* [WHAT YOU SHOULD DO] Write out each line exactly as given. Leave the pictures out of your copy.

┏━━

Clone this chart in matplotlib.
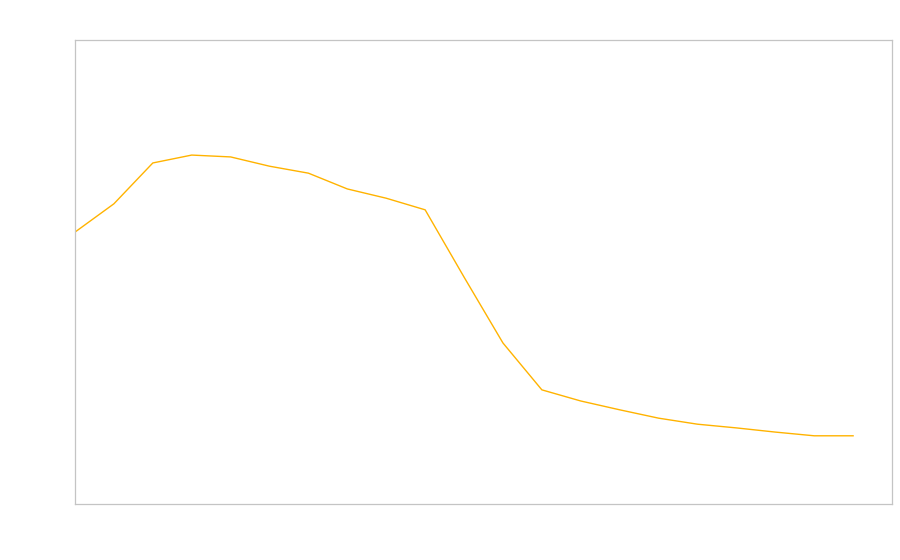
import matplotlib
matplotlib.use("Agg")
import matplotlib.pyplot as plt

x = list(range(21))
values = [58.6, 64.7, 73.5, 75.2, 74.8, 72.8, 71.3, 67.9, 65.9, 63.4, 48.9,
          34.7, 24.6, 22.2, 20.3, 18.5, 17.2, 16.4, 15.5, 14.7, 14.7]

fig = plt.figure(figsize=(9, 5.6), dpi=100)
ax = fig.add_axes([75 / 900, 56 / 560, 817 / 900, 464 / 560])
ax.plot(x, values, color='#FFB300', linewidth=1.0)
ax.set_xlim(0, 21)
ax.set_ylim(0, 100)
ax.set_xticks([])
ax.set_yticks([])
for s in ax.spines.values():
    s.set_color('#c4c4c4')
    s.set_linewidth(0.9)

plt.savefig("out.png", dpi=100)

┗━━

* [COMPLETE RESPONSE]
Clone this chart in matplotlib.
import matplotlib
matplotlib.use("Agg")
import matplotlib.pyplot as plt

x = list(range(21))
values = [58.6, 64.7, 73.5, 75.2, 74.8, 72.8, 71.3, 67.9, 65.9, 63.4, 48.9,
          34.7, 24.6, 22.2, 20.3, 18.5, 17.2, 16.4, 15.5, 14.7, 14.7]

fig = plt.figure(figsize=(9, 5.6), dpi=100)
ax = fig.add_axes([75 / 900, 56 / 560, 817 / 900, 464 / 560])
ax.plot(x, values, color='#FFB300', linewidth=1.0)
ax.set_xlim(0, 21)
ax.set_ylim(0, 100)
ax.set_xticks([])
ax.set_yticks([])
for s in ax.spines.values():
    s.set_color('#c4c4c4')
    s.set_linewidth(0.9)

plt.savefig("out.png", dpi=100)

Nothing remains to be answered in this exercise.